There is space here. Your run, superbly timed, off the shoulder of the veteran Oscar de Marcos has ensured it.
As the fans rise, as the defenders chase, you take your first touch in senior football. 31 seconds you've been on the pitch as you push the ball inside with your left foot. And then you open up your body, like Thierry Henry used to all those years ago, and with your first ever shot... you slot it calmly under the advancing Athletic and Spanish national team goalkeeper Unai Simon.
As you wheel away in wild celebration, there's a smile on your face that feels like it'll be permanently etched there, your lungs screaming "Vamoooos, Vamoooos".
After the game, Martinez comes up to you and says: 'today you won't be able to sleep... but enjoy it.'
Boy, are you enjoying it.
You are the reason FC Barcelona have beaten Club Athletic (1-0), the reason your club goes into El Clasico just a point behind the great rivals. You're the man.

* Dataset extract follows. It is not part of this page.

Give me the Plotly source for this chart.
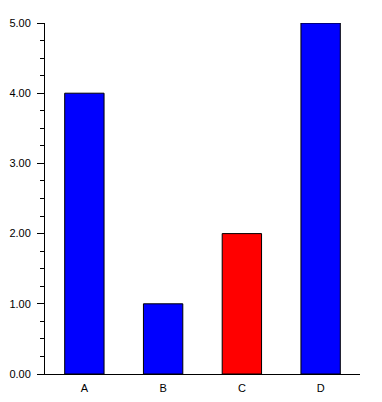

And so, when you get back home, the adrenaline finally climbing down, as your eyes close and your replay that goal for the thousandth time, you may hear, in your head, a version of what Clive Tyldesley so famously said a couple of decades back about a very different kind of young forward "Remember the name..."
Except in this case, it's your own name: Marc Guiu Paz.
Now, that's how to make a debut.
And for that fairytale start to his senior football career, Guiu is ESPN India's moment of the week.